◆ Instruction ◆
Pictures stay out of the copy. Repeat exactly the lines from the first entry below through the line that contains "ax.major_label_text_color = TEXT", and nothing beyond.

Entries with chart source code:
## begin

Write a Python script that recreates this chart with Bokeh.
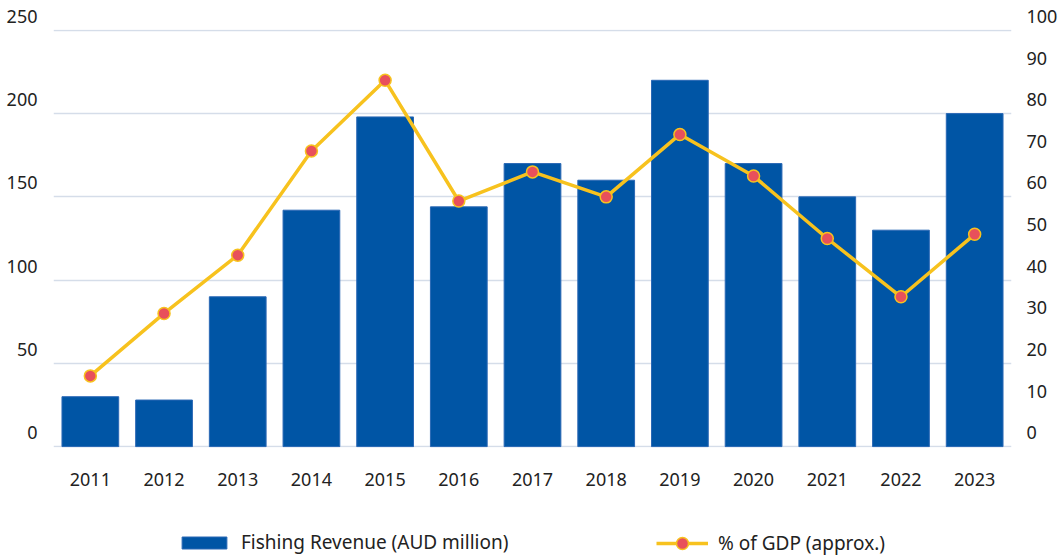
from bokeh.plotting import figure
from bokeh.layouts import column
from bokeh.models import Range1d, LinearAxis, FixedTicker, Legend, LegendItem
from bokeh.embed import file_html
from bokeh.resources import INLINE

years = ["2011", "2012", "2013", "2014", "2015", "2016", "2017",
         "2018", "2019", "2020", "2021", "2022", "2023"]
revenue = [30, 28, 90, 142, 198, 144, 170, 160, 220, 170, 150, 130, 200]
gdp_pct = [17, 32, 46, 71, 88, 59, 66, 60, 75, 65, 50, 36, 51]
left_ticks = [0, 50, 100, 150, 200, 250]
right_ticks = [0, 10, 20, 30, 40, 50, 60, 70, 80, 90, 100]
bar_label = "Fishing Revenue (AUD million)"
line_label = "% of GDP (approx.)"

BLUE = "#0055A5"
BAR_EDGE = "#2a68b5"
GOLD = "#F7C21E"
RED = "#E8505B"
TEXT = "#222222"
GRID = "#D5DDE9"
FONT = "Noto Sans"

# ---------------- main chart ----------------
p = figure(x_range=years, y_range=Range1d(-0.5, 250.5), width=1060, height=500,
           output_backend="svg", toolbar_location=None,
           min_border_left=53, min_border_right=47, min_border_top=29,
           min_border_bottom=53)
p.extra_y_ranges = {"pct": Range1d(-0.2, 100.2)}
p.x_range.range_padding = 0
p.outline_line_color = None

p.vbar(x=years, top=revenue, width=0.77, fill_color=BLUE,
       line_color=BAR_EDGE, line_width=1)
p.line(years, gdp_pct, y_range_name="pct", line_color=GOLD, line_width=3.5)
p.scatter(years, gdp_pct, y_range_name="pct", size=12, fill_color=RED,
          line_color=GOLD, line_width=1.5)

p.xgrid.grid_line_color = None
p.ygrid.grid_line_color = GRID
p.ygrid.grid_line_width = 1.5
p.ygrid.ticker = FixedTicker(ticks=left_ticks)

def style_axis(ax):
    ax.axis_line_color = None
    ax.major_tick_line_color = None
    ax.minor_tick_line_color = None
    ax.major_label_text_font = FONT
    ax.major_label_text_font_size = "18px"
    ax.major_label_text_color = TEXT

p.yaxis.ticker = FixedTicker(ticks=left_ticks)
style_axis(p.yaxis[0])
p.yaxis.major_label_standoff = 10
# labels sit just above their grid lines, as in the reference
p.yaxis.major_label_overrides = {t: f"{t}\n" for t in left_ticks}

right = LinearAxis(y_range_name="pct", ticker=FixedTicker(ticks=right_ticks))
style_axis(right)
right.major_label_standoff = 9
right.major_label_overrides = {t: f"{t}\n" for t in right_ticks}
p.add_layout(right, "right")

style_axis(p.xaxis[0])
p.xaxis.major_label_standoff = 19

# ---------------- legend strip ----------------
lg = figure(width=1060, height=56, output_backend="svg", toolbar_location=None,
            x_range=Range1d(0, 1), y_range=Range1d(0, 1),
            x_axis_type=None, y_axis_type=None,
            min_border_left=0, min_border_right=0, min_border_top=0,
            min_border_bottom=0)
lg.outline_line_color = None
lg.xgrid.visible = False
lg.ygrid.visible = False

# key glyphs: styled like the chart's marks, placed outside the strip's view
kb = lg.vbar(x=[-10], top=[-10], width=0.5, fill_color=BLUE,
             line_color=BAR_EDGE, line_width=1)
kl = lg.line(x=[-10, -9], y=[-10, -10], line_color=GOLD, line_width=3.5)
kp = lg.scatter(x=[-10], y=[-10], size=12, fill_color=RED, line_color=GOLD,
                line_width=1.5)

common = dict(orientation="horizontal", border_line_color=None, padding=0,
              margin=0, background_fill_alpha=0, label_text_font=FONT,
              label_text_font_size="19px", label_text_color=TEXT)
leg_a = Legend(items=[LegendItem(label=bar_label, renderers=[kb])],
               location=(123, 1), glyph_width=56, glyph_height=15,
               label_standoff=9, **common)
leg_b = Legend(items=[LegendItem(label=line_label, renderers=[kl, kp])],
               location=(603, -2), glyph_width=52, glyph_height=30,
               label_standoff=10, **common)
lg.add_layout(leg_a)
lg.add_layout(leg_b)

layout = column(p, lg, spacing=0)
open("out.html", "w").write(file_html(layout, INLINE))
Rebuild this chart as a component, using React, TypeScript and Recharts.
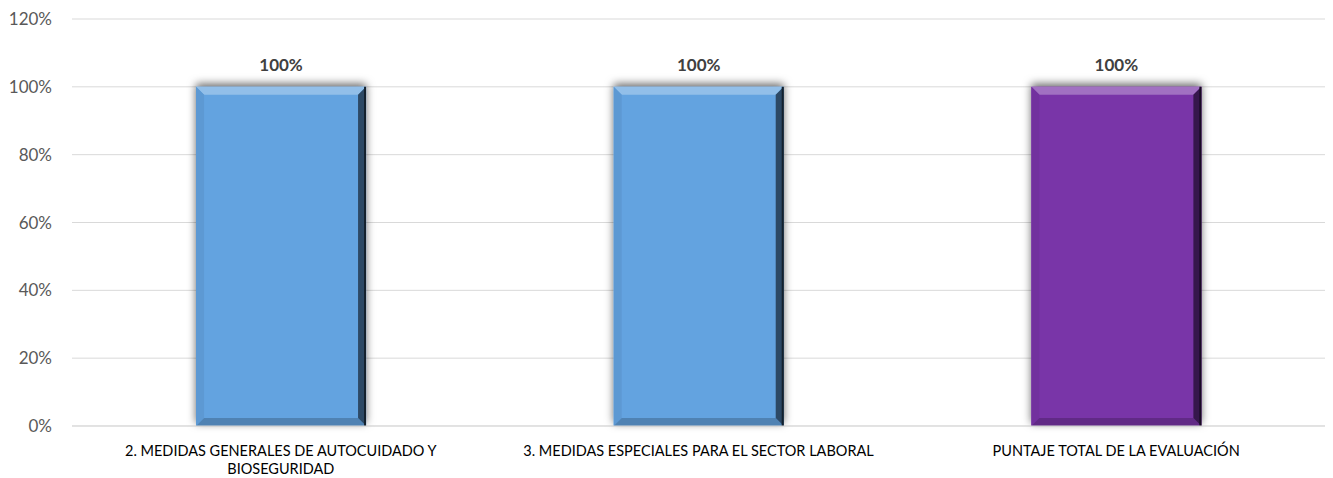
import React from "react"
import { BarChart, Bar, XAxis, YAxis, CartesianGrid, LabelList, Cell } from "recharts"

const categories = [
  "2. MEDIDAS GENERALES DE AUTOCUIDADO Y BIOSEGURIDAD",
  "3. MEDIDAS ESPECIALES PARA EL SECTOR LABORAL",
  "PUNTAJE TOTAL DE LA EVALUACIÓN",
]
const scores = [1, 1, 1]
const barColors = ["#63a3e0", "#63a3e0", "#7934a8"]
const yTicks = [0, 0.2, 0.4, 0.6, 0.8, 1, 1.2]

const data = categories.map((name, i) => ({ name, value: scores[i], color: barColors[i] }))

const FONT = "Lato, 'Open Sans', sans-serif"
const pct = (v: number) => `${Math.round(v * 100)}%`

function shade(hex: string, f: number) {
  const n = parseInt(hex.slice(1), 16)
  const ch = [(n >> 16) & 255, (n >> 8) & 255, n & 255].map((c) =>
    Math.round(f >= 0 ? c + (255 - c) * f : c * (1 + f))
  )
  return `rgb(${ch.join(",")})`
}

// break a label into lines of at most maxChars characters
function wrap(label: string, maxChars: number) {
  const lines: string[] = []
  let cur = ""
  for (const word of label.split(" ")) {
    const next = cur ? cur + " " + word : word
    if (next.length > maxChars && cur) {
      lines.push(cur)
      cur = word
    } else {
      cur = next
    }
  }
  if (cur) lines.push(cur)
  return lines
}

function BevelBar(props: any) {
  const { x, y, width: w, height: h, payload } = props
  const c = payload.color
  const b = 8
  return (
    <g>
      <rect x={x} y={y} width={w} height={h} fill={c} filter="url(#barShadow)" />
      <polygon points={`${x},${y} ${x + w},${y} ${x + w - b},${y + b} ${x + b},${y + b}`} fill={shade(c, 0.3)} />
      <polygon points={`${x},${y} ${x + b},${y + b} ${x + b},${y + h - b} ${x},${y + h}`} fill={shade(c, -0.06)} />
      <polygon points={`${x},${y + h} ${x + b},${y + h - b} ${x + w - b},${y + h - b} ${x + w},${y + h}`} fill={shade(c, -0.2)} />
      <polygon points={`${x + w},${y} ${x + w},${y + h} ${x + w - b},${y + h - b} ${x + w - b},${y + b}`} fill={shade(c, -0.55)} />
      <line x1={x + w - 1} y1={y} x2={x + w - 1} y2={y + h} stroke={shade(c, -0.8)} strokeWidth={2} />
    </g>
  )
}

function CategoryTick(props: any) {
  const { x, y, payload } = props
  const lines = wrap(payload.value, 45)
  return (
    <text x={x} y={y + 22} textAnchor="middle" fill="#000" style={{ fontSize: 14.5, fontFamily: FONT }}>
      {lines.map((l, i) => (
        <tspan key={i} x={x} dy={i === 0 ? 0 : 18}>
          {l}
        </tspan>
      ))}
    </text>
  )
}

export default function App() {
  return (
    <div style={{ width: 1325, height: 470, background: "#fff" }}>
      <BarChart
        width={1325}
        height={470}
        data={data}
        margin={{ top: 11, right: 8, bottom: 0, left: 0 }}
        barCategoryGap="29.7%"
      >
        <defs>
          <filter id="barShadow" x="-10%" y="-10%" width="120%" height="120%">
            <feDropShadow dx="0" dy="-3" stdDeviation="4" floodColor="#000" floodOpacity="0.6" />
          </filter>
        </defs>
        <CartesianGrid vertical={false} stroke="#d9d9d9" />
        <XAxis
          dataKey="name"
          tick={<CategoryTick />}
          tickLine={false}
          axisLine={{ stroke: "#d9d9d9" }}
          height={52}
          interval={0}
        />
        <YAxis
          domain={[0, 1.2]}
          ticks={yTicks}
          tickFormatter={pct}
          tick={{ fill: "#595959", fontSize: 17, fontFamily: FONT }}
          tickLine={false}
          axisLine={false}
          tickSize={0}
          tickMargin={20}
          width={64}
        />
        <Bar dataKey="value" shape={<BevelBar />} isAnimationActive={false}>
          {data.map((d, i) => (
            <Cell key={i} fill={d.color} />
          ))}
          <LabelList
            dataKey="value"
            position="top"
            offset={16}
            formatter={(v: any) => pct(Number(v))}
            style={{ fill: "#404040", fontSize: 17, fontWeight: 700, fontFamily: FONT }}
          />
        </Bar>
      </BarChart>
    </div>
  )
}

## end

◆ Result below ◆
Write a Python script that recreates this chart with Bokeh.
from bokeh.plotting import figure
from bokeh.layouts import column
from bokeh.models import Range1d, LinearAxis, FixedTicker, Legend, LegendItem
from bokeh.embed import file_html
from bokeh.resources import INLINE

years = ["2011", "2012", "2013", "2014", "2015", "2016", "2017",
         "2018", "2019", "2020", "2021", "2022", "2023"]
revenue = [30, 28, 90, 142, 198, 144, 170, 160, 220, 170, 150, 130, 200]
gdp_pct = [17, 32, 46, 71, 88, 59, 66, 60, 75, 65, 50, 36, 51]
left_ticks = [0, 50, 100, 150, 200, 250]
right_ticks = [0, 10, 20, 30, 40, 50, 60, 70, 80, 90, 100]
bar_label = "Fishing Revenue (AUD million)"
line_label = "% of GDP (approx.)"

BLUE = "#0055A5"
BAR_EDGE = "#2a68b5"
GOLD = "#F7C21E"
RED = "#E8505B"
TEXT = "#222222"
GRID = "#D5DDE9"
FONT = "Noto Sans"

# ---------------- main chart ----------------
p = figure(x_range=years, y_range=Range1d(-0.5, 250.5), width=1060, height=500,
           output_backend="svg", toolbar_location=None,
           min_border_left=53, min_border_right=47, min_border_top=29,
           min_border_bottom=53)
p.extra_y_ranges = {"pct": Range1d(-0.2, 100.2)}
p.x_range.range_padding = 0
p.outline_line_color = None

p.vbar(x=years, top=revenue, width=0.77, fill_color=BLUE,
       line_color=BAR_EDGE, line_width=1)
p.line(years, gdp_pct, y_range_name="pct", line_color=GOLD, line_width=3.5)
p.scatter(years, gdp_pct, y_range_name="pct", size=12, fill_color=RED,
          line_color=GOLD, line_width=1.5)

p.xgrid.grid_line_color = None
p.ygrid.grid_line_color = GRID
p.ygrid.grid_line_width = 1.5
p.ygrid.ticker = FixedTicker(ticks=left_ticks)

def style_axis(ax):
    ax.axis_line_color = None
    ax.major_tick_line_color = None
    ax.minor_tick_line_color = None
    ax.major_label_text_font = FONT
    ax.major_label_text_font_size = "18px"
    ax.major_label_text_color = TEXT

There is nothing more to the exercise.